Provided data
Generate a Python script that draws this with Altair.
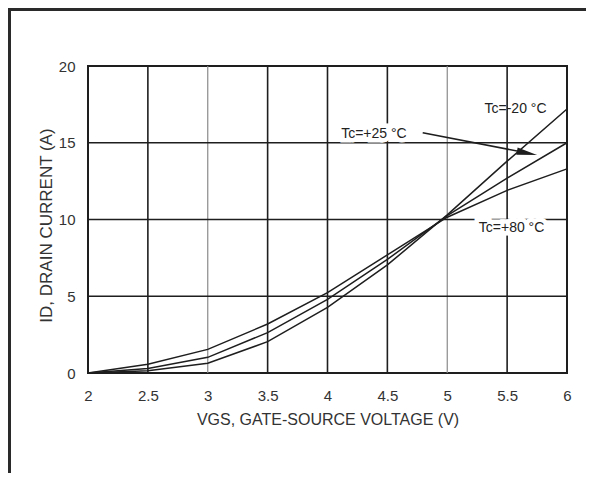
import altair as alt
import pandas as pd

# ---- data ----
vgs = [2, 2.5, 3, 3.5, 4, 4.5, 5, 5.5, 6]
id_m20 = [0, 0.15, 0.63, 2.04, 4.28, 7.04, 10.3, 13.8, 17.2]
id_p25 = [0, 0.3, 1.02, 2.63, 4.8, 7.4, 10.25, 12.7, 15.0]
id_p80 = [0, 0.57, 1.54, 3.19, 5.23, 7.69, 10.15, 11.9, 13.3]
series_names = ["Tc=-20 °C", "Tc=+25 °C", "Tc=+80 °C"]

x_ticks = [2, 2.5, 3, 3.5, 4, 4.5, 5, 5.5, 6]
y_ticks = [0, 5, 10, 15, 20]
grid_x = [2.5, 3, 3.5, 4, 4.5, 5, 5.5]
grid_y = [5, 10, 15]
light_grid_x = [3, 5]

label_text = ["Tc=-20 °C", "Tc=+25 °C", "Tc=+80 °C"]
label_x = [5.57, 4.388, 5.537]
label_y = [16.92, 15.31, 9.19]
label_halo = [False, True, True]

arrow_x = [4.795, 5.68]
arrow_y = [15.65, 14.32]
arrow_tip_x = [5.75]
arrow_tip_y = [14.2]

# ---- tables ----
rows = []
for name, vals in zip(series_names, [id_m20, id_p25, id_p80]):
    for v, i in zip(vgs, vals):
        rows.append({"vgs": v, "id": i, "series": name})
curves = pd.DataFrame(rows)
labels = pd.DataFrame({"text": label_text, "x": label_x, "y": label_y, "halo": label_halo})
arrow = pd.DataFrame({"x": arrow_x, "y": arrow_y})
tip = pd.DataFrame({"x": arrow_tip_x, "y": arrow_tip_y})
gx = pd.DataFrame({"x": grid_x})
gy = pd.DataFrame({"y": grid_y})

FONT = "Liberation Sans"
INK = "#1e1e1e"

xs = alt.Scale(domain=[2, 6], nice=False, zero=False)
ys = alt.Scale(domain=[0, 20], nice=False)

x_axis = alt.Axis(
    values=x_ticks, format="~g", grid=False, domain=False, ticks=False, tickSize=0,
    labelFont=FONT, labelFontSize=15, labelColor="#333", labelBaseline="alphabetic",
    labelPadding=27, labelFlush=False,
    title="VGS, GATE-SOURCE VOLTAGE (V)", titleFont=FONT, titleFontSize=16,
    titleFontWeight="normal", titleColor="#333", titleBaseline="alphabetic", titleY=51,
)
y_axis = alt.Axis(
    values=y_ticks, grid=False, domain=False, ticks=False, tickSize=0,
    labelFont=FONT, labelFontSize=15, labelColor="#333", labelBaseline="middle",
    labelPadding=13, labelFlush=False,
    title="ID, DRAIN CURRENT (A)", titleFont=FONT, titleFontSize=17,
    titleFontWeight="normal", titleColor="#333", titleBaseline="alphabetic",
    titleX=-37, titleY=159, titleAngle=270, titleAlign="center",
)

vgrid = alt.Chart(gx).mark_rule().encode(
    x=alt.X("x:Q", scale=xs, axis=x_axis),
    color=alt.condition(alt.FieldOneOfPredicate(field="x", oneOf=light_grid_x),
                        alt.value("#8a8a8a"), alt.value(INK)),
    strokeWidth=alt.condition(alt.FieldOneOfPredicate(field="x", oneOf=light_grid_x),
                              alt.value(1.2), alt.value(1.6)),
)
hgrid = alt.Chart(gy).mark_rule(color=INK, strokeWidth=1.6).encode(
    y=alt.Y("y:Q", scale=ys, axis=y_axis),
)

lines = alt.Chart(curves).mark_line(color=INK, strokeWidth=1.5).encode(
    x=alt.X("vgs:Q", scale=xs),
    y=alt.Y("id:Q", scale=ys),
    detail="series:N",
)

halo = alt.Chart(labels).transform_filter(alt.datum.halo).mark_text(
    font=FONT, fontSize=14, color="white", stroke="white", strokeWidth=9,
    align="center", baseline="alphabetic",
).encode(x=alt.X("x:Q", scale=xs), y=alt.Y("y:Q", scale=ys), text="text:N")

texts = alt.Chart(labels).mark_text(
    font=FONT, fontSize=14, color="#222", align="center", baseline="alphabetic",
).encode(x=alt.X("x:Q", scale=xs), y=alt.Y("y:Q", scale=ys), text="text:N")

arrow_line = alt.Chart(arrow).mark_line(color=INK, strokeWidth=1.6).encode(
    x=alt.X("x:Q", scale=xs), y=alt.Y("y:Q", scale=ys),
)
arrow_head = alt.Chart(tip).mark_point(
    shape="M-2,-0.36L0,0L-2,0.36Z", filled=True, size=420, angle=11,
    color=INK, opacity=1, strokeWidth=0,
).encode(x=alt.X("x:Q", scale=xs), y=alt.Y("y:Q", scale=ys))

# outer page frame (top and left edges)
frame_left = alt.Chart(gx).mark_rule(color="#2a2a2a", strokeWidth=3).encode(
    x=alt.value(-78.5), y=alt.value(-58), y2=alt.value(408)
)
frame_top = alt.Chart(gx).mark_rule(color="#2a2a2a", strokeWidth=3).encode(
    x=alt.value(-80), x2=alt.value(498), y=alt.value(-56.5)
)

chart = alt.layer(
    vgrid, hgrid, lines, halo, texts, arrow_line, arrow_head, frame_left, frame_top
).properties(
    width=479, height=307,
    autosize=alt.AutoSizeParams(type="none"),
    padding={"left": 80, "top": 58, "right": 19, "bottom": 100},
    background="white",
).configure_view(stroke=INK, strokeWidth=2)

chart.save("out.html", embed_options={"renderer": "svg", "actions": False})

What the task asks
Make an exact copy of the lines from the top of the material through the line with "arrow_tip_y = [14.2]", pictures excluded.

Task result
Generate a Python script that draws this with Altair.
import altair as alt
import pandas as pd

# ---- data ----
vgs = [2, 2.5, 3, 3.5, 4, 4.5, 5, 5.5, 6]
id_m20 = [0, 0.15, 0.63, 2.04, 4.28, 7.04, 10.3, 13.8, 17.2]
id_p25 = [0, 0.3, 1.02, 2.63, 4.8, 7.4, 10.25, 12.7, 15.0]
id_p80 = [0, 0.57, 1.54, 3.19, 5.23, 7.69, 10.15, 11.9, 13.3]
series_names = ["Tc=-20 °C", "Tc=+25 °C", "Tc=+80 °C"]

x_ticks = [2, 2.5, 3, 3.5, 4, 4.5, 5, 5.5, 6]
y_ticks = [0, 5, 10, 15, 20]
grid_x = [2.5, 3, 3.5, 4, 4.5, 5, 5.5]
grid_y = [5, 10, 15]
light_grid_x = [3, 5]

label_text = ["Tc=-20 °C", "Tc=+25 °C", "Tc=+80 °C"]
label_x = [5.57, 4.388, 5.537]
label_y = [16.92, 15.31, 9.19]
label_halo = [False, True, True]

arrow_x = [4.795, 5.68]
arrow_y = [15.65, 14.32]
arrow_tip_x = [5.75]
arrow_tip_y = [14.2]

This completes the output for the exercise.